> **DATA SHOWN**

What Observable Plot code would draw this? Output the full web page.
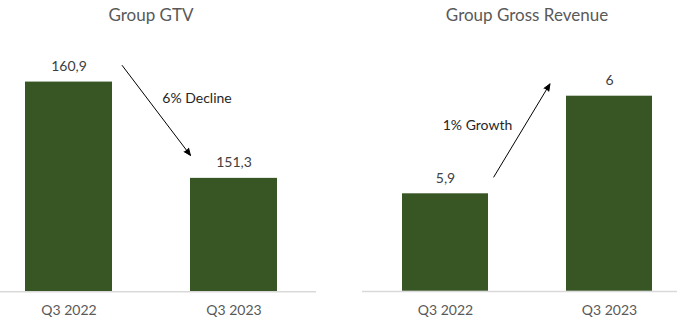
<!DOCTYPE html>
<html><head><meta charset="utf-8">
<script src="https://cdn.jsdelivr.net/npm/d3@7"></script>
<script src="https://cdn.jsdelivr.net/npm/@observablehq/plot@0.6"></script>
<style>
body{margin:0;background:#fff;font-family:Lato,sans-serif;}
#wrap{position:relative;width:677px;height:323px;overflow:hidden}
.panel{position:absolute;top:0}
.title{position:absolute;top:4px;font-size:17px;color:#595959;transform:translateX(-50%);white-space:nowrap;font-family:Lato,sans-serif}
</style></head><body>
<div id="wrap"></div>
<script>
// ---- data ----
const periods = ["Q3 2022", "Q3 2023"];
const gtvValues = [160.9, 151.3];
const revenueValues = [5.9, 6];
const titles = ["Group GTV", "Group Gross Revenue"];
const changeLabels = ["6% Decline", "1% Growth"];
const gtvBaseline = 140;
const revenueBaseline = 5.8;
// arrow endpoints (data units, along band centres) and change-label heights
const gtvArrowY = [169.54, 147.87];
const revenueArrowY = [5.83525, 6.11373];
const gtvChangeLabelY = 159.23;
const revenueChangeLabelY = 5.97;

const fmt = v => v.toLocaleString("de-DE");

function panel(cfg) {
  const data = periods.map((p, i) => ({period: p, value: cfg.values[i]}));
  const arrow = [{from: periods[0], to: periods[1], y1: cfg.arrowY[0], y2: cfg.arrowY[1]}];
  return Plot.plot({
    width: cfg.width, height: 323,
    marginTop: 0, marginBottom: 32, marginLeft: cfg.marginLeft, marginRight: cfg.marginRight,
    style: {fontFamily: "Lato, sans-serif", background: "transparent", overflow: "visible"},
    x: {domain: periods, range: cfg.xRange, paddingInner: 0.473, paddingOuter: 0.1515, label: null},
    y: {domain: cfg.yDomain, range: cfg.yRange, axis: null},
    marks: [
      Plot.barY(data, {x: "period", y1: cfg.baseline, y2: "value", fill: "#375623"}),
      Plot.ruleY([cfg.baseline], {stroke: "#d9d9d9", strokeWidth: 1.5}),
      Plot.text(data, {x: "period", y: "value", text: d => fmt(d.value), dy: -15.5,
        lineAnchor: "middle", fontSize: 14, fill: "#404040"}),
      Plot.arrow(arrow, {x1: "from", x2: "to", y1: "y1", y2: "y2",
        insetStart: cfg.insets[0], insetEnd: cfg.insets[1],
        stroke: "#000", fill: "#000", strokeWidth: 1, headLength: 11, headAngle: 45}),
      Plot.text([cfg.changeLabel], {x: () => cfg.labelBand, y: () => cfg.changeLabelY,
        text: d => d, dx: cfg.labelDx, lineAnchor: "middle", fontSize: 14, fill: "#262626"}),
      Plot.axisX({tickSize: 0, tickPadding: 14, fontSize: 14, fill: "#595959", label: null})
    ]
  });
}

const wrap = document.getElementById("wrap");

const left = panel({
  values: gtvValues, baseline: gtvBaseline, width: 340, marginLeft: 0, marginRight: 24,
  xRange: [0, 302], yDomain: [gtvBaseline, 160], yRange: [291.2, 90.6],
  arrowY: gtvArrowY, insets: [88, 72],
  changeLabel: changeLabels[0], changeLabelY: gtvChangeLabelY, labelBand: periods[1], labelDx: -37
});
left.classList.add("panel"); left.style.left = "0px";
wrap.appendChild(left);

const right = panel({
  values: revenueValues, baseline: revenueBaseline, width: 337, marginLeft: 22, marginRight: 0,
  xRange: [36.7, 338], yDomain: [revenueBaseline, 6], yRange: [290.9, 95.7],
  arrowY: revenueArrowY, insets: [93.4, 115.3],
  changeLabel: changeLabels[1], changeLabelY: revenueChangeLabelY, labelBand: periods[0], labelDx: 32
});
right.classList.add("panel"); right.style.left = "340px";
wrap.appendChild(right);

[[titles[0], 151], [titles[1], 527]].forEach(([t, cx]) => {
  const d = document.createElement("div");
  d.className = "title"; d.textContent = t; d.style.left = cx + "px";
  wrap.appendChild(d);
});
</script>
</body></html>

> **OBJECTIVE**
All of the lines above should be retyped precisely, apart from the pictures.

> **FINISHED TASK**
What Observable Plot code would draw this? Output the full web page.
<!DOCTYPE html>
<html><head><meta charset="utf-8">
<script src="https://cdn.jsdelivr.net/npm/d3@7"></script>
<script src="https://cdn.jsdelivr.net/npm/@observablehq/plot@0.6"></script>
<style>
body{margin:0;background:#fff;font-family:Lato,sans-serif;}
#wrap{position:relative;width:677px;height:323px;overflow:hidden}
.panel{position:absolute;top:0}
.title{position:absolute;top:4px;font-size:17px;color:#595959;transform:translateX(-50%);white-space:nowrap;font-family:Lato,sans-serif}
</style></head><body>
<div id="wrap"></div>
<script>
// ---- data ----
const periods = ["Q3 2022", "Q3 2023"];
const gtvValues = [160.9, 151.3];
const revenueValues = [5.9, 6];
const titles = ["Group GTV", "Group Gross Revenue"];
const changeLabels = ["6% Decline", "1% Growth"];
const gtvBaseline = 140;
const revenueBaseline = 5.8;
// arrow endpoints (data units, along band centres) and change-label heights
const gtvArrowY = [169.54, 147.87];
const revenueArrowY = [5.83525, 6.11373];
const gtvChangeLabelY = 159.23;
const revenueChangeLabelY = 5.97;

const fmt = v => v.toLocaleString("de-DE");

function panel(cfg) {
  const data = periods.map((p, i) => ({period: p, value: cfg.values[i]}));
  const arrow = [{from: periods[0], to: periods[1], y1: cfg.arrowY[0], y2: cfg.arrowY[1]}];
  return Plot.plot({
    width: cfg.width, height: 323,
    marginTop: 0, marginBottom: 32, marginLeft: cfg.marginLeft, marginRight: cfg.marginRight,
    style: {fontFamily: "Lato, sans-serif", background: "transparent", overflow: "visible"},
    x: {domain: periods, range: cfg.xRange, paddingInner: 0.473, paddingOuter: 0.1515, label: null},
    y: {domain: cfg.yDomain, range: cfg.yRange, axis: null},
    marks: [
      Plot.barY(data, {x: "period", y1: cfg.baseline, y2: "value", fill: "#375623"}),
      Plot.ruleY([cfg.baseline], {stroke: "#d9d9d9", strokeWidth: 1.5}),
      Plot.text(data, {x: "period", y: "value", text: d => fmt(d.value), dy: -15.5,
        lineAnchor: "middle", fontSize: 14, fill: "#404040"}),
      Plot.arrow(arrow, {x1: "from", x2: "to", y1: "y1", y2: "y2",
        insetStart: cfg.insets[0], insetEnd: cfg.insets[1],
        stroke: "#000", fill: "#000", strokeWidth: 1, headLength: 11, headAngle: 45}),
      Plot.text([cfg.changeLabel], {x: () => cfg.labelBand, y: () => cfg.changeLabelY,
        text: d => d, dx: cfg.labelDx, lineAnchor: "middle", fontSize: 14, fill: "#262626"}),
      Plot.axisX({tickSize: 0, tickPadding: 14, fontSize: 14, fill: "#595959", label: null})
    ]
  });
}

const wrap = document.getElementById("wrap");

const left = panel({
  values: gtvValues, baseline: gtvBaseline, width: 340, marginLeft: 0, marginRight: 24,
  xRange: [0, 302], yDomain: [gtvBaseline, 160], yRange: [291.2, 90.6],
  arrowY: gtvArrowY, insets: [88, 72],
  changeLabel: changeLabels[0], changeLabelY: gtvChangeLabelY, labelBand: periods[1], labelDx: -37
});
left.classList.add("panel"); left.style.left = "0px";
wrap.appendChild(left);

const right = panel({
  values: revenueValues, baseline: revenueBaseline, width: 337, marginLeft: 22, marginRight: 0,
  xRange: [36.7, 338], yDomain: [revenueBaseline, 6], yRange: [290.9, 95.7],
  arrowY: revenueArrowY, insets: [93.4, 115.3],
  changeLabel: changeLabels[1], changeLabelY: revenueChangeLabelY, labelBand: periods[0], labelDx: 32
});
right.classList.add("panel"); right.style.left = "340px";
wrap.appendChild(right);

[[titles[0], 151], [titles[1], 527]].forEach(([t, cx]) => {
  const d = document.createElement("div");
  d.className = "title"; d.textContent = t; d.style.left = cx + "px";
  wrap.appendChild(d);
});
</script>
</body></html>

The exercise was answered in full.